Sarà stato più o meno nel 2013, come psicologo effettuavo alcuni accessi presso un centro di riabilitazione psicomotoria a Rogliano, paese in cui abito. Seguivo un paziente con esiti da ictus  che negli obiettivi del progetto terapeutico doveva lavorare sugli aspetti cognitivi, fortemente compromessi dalla patologia che lo aveva devastato qualche mese prima. 
Era una persona molto sensibile, lo si capiva da tante cose, dal suo imbarazzo nel non poter parlare più come parlava prima della malattia e soprattutto dalla mano destra che aveva perso forza e tono muscolare. Spesso piangeva durante i vari esercizi che gli facevo fare, si commuoveva pensando al periodo in cui era sano e si occupava di tante cose, ma anche quando piangeva di gioia davanti ad un esercizio fatto bene dopo che gli facevo i complimenti. Lo facevo lavorare col computer e con l'apposito mouse e tastiera, riusciva a lavorare sulla riabilitazione della logica, memoria e linguaggio semantico. Un giorno venne al nostro solito appuntamento settimanale con un fagotto. Incuriosito gli chiesi cosa avesse in quel pacchetto e lui orgoglioso tirò fuori un gioco meccanico che aveva costruito lui qualche anno prima. 
Era fatto di materiale povero, legno, canne ed elastico di gomma e spago. Assemblati sapientemente, riproducevano un ginnasta sulle parallele che volteggiava ad ogni movimento della mano tra il manico e l'elastico. Mi raccontò che da bambino costruiva da solo questi giocattoli meccanici  con cui passava tante ore del giorno. Da adulto aveva ripreso questa passione per far divertire i suoi nipotini. Gli mancava molto il giocare con i suoi nipotini per via della mano offesa e del linguaggio che era diventato quasi incomprensibile. Era però motivato a migliorare perché voleva giocare con i nipoti. Accettai con gioia il suo dono, quel balocco diverso e strano ma bello e pieno di significato.  Lo seguì per qualche altro mese e poi io smisi di lavorare in quel centro. 

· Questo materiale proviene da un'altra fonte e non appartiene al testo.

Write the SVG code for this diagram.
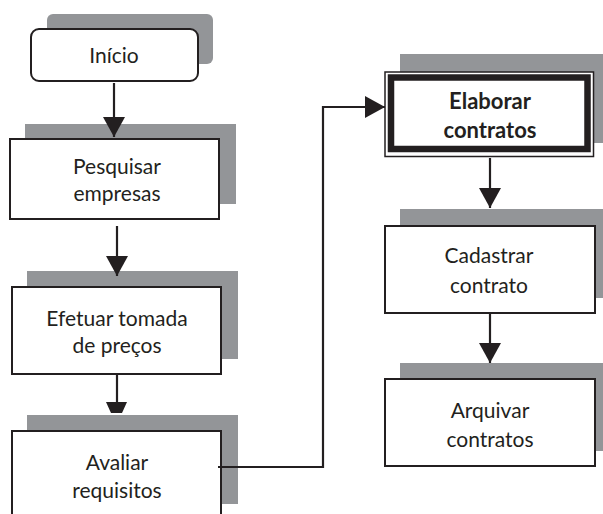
<svg xmlns="http://www.w3.org/2000/svg" width="603" height="514" viewBox="0 0 603 514">
<defs>
<style>
.sh{fill:#939598;stroke:none}
.bx{fill:#fff;stroke:#231f20;stroke-width:2}
.t{font-family:Lato,"Open Sans","Noto Sans",sans-serif;font-size:21px;font-weight:400;fill:#231f20;text-anchor:middle}
.tb{font-weight:bold;font-size:22px}
.ln{fill:none;stroke:#231f20;stroke-width:2.2}
</style>
<marker id="ah" markerUnits="userSpaceOnUse" markerWidth="22" markerHeight="22" viewBox="0 0 20 22" refX="20" refY="11" orient="auto">
<path d="M0,0 L20,11 L0,22 Z" fill="#231f20"/>
</marker>
</defs>
<rect x="0" y="0" width="603" height="514" fill="#fff"/>
<g id="inicio">
<rect class="sh" x="47" y="14" width="166" height="50" rx="6"/>
<rect class="bx" x="31" y="29" width="167" height="52" rx="8"/>
<text class="t" x="114" y="63">Início</text>
</g>
<g id="pesquisar">
<rect class="sh" x="25" y="124" width="211" height="80"/>
<rect class="bx" x="10" y="139" width="209" height="80"/>
<text class="t" x="117" y="174">Pesquisar</text>
<text class="t" x="117" y="201">empresas</text>
</g>
<g id="efetuar">
<rect class="sh" x="27" y="271" width="211" height="88"/>
<rect class="bx" x="12" y="287" width="209" height="87"/>
<text class="t" x="117" y="326">Efetuar tomada</text>
<text class="t" x="117" y="353">de preços</text>
</g>
<g id="avaliar">
<rect class="sh" x="27" y="415" width="211" height="89"/>
<rect class="bx" x="12" y="431" width="209" height="90"/>
<text class="t" x="117" y="470">Avaliar</text>
<text class="t" x="117" y="498">requisitos</text>
</g>
<g id="elaborar">
<rect class="sh" x="400" y="54" width="203" height="89"/>
<rect x="385" y="72" width="208.5" height="84.5" fill="#fff" stroke="#231f20" stroke-width="1.5"/>
<rect x="391" y="77.5" width="196.5" height="71.5" fill="#fff" stroke="#231f20" stroke-width="6.5"/>
<text class="t tb" x="490" y="109">Elaborar</text>
<text class="t tb" x="490" y="138">contratos</text>
</g>
<g id="cadastrar">
<rect class="sh" x="400" y="209" width="203" height="89"/>
<rect class="bx" x="385" y="226" width="210" height="87"/>
<text class="t" x="489" y="263">Cadastrar</text>
<text class="t" x="489" y="293">contrato</text>
</g>
<g id="arquivar">
<rect class="sh" x="400" y="363" width="203" height="88"/>
<rect class="bx" x="385" y="379" width="210" height="87"/>
<text class="t" x="490" y="418">Arquivar</text>
<text class="t" x="490" y="447">contratos</text>
</g>
<g id="connectors">
<line class="ln" x1="114" y1="83" x2="114" y2="137" marker-end="url(#ah)"/>
<line class="ln" x1="117" y1="226" x2="117" y2="276" marker-end="url(#ah)"/>
<line class="ln" x1="117" y1="374" x2="117" y2="403"/>
<polygon points="106,402 127,402 122,413 111,413" fill="#231f20"/>
<polyline class="ln" points="218,467 323,467 323,107 385,107" marker-end="url(#ah)"/>
<line class="ln" x1="490" y1="158" x2="490" y2="208" marker-end="url(#ah)"/>
<line class="ln" x1="490" y1="313" x2="490" y2="363" marker-end="url(#ah)"/>
</g>
</svg>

Non ho saputo più niente di quel paziente, ma conservo ancora il suo gradito dono, penso ai suoi occhi lucidi di commozione nel raccontare, seppur con evidente difficoltà,  tanti aneddoti e spesso penso alla sua forza e determinazione nel voler  ritornare  a continuare a giocare con i suoi nipoti.
Per me è stata una grande lezione di vita.